● **Stated task**: From the first line of the listing below, retype each line up to and including the one with "err = [30, 110, 190]"; pictures stay out.

● **Information provided**:
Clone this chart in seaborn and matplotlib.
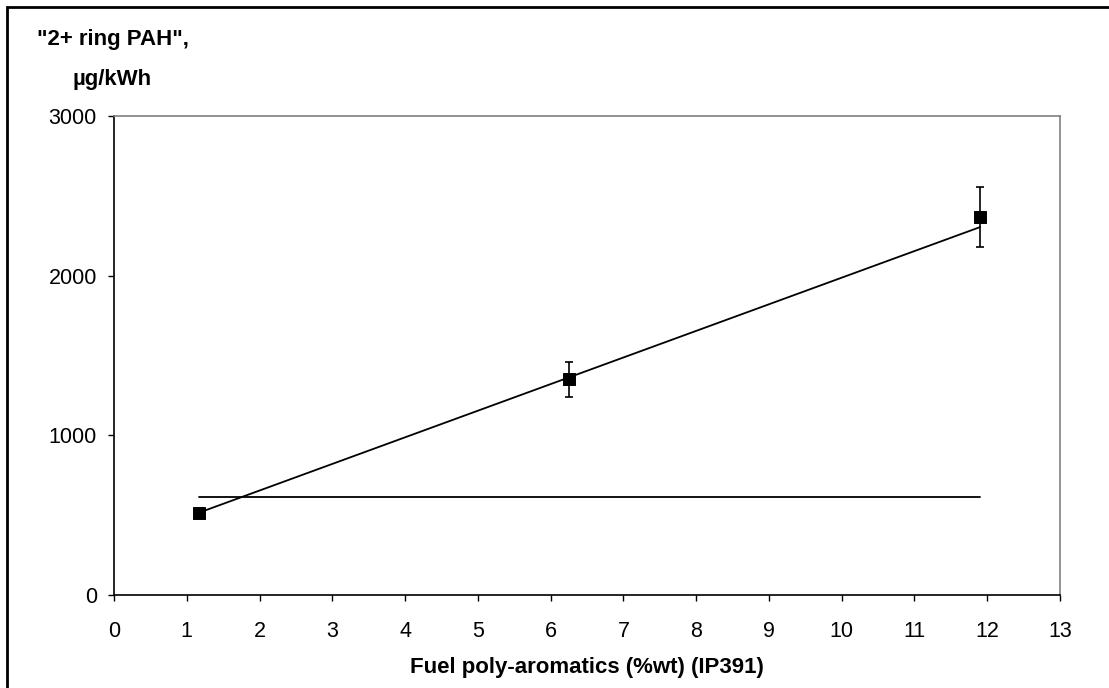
import numpy as np
import pandas as pd
import matplotlib
matplotlib.use("Agg")
import matplotlib.pyplot as plt
from matplotlib.patches import Rectangle
import seaborn as sns

# data
fuel_pah = [1.17, 6.25, 11.9]
emission = [513, 1352, 2367]
err = [30, 110, 190]

# trend line ends and flat reference line
trend_x = [1.17, 11.9]
trend_y = [516, 2304]
flat_x = [1.17, 11.9]
flat_y = [614, 614]

pts = pd.DataFrame({"x": fuel_pah, "y": emission})
trend = pd.DataFrame({"x": trend_x, "y": trend_y})
flat = pd.DataFrame({"x": flat_x, "y": flat_y})

sns.set_style("white")
plt.rcParams["font.family"] = ["Liberation Sans", "DejaVu Sans"]
plt.rcParams["text.color"] = "black"
plt.rcParams["xtick.color"] = "black"
plt.rcParams["ytick.color"] = "black"
plt.rcParams["axes.labelcolor"] = "black"

fig = plt.figure(figsize=(11.09, 6.88), dpi=100)
ax = fig.add_axes([114 / 1109, 93 / 688, 946 / 1109, 479 / 688])

sns.lineplot(data=trend, x="x", y="y", color="black", linewidth=1.3, ax=ax)
sns.lineplot(data=flat, x="x", y="y", color="black", linewidth=1.3, ax=ax)
ax.errorbar(fuel_pah, emission, yerr=err, fmt="none", ecolor="black",
            elinewidth=1.2, capsize=3, capthick=1.2, zorder=3)
sns.scatterplot(data=pts, x="x", y="y", marker="s", s=75, color="black",
                edgecolor="black", zorder=4, ax=ax)

ax.set_xlim(0, 13)
ax.set_ylim(0, 3000)
ax.set_xticks(range(0, 14))
ax.set_yticks([0, 1000, 2000, 3000])
ax.tick_params(axis="both", direction="out", length=4.3, width=1, color="black",
               labelsize=15.5, labelcolor="black", bottom=True, left=True)
ax.tick_params(axis="x", pad=14.5)
ax.tick_params(axis="y", pad=8)
ax.set_xlabel("Fuel poly-aromatics (%wt) (IP391)", fontsize=16, fontweight="bold",
              labelpad=10.5, color="black")
ax.set_ylabel("")

for side in ["left", "bottom"]:
    ax.spines[side].set_color("black")
    ax.spines[side].set_linewidth(1.2)
for side in ["top", "right"]:
    ax.spines[side].set_color("#808080")
    ax.spines[side].set_linewidth(1.2)

fig.text(37 / 1109, 1 - 39 / 688, '"2+ ring PAH",', fontsize=16, fontweight="bold",
         ha="left", va="center")
fig.text(112 / 1109, 1 - 79 / 688, "\u00b5g/kWh", fontsize=16, fontweight="bold",
         ha="center", va="center")

# outer frame round the whole chart
fig.patches.append(Rectangle((7 / 1109, -0.05), 1.2, 1 - 7 / 688 + 0.05,
                             transform=fig.transFigure, fill=False,
                             edgecolor="black", linewidth=2))

fig.savefig("out.png", dpi=100)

● **Reply to the task**:
Clone this chart in seaborn and matplotlib.
import numpy as np
import pandas as pd
import matplotlib
matplotlib.use("Agg")
import matplotlib.pyplot as plt
from matplotlib.patches import Rectangle
import seaborn as sns

# data
fuel_pah = [1.17, 6.25, 11.9]
emission = [513, 1352, 2367]
err = [30, 110, 190]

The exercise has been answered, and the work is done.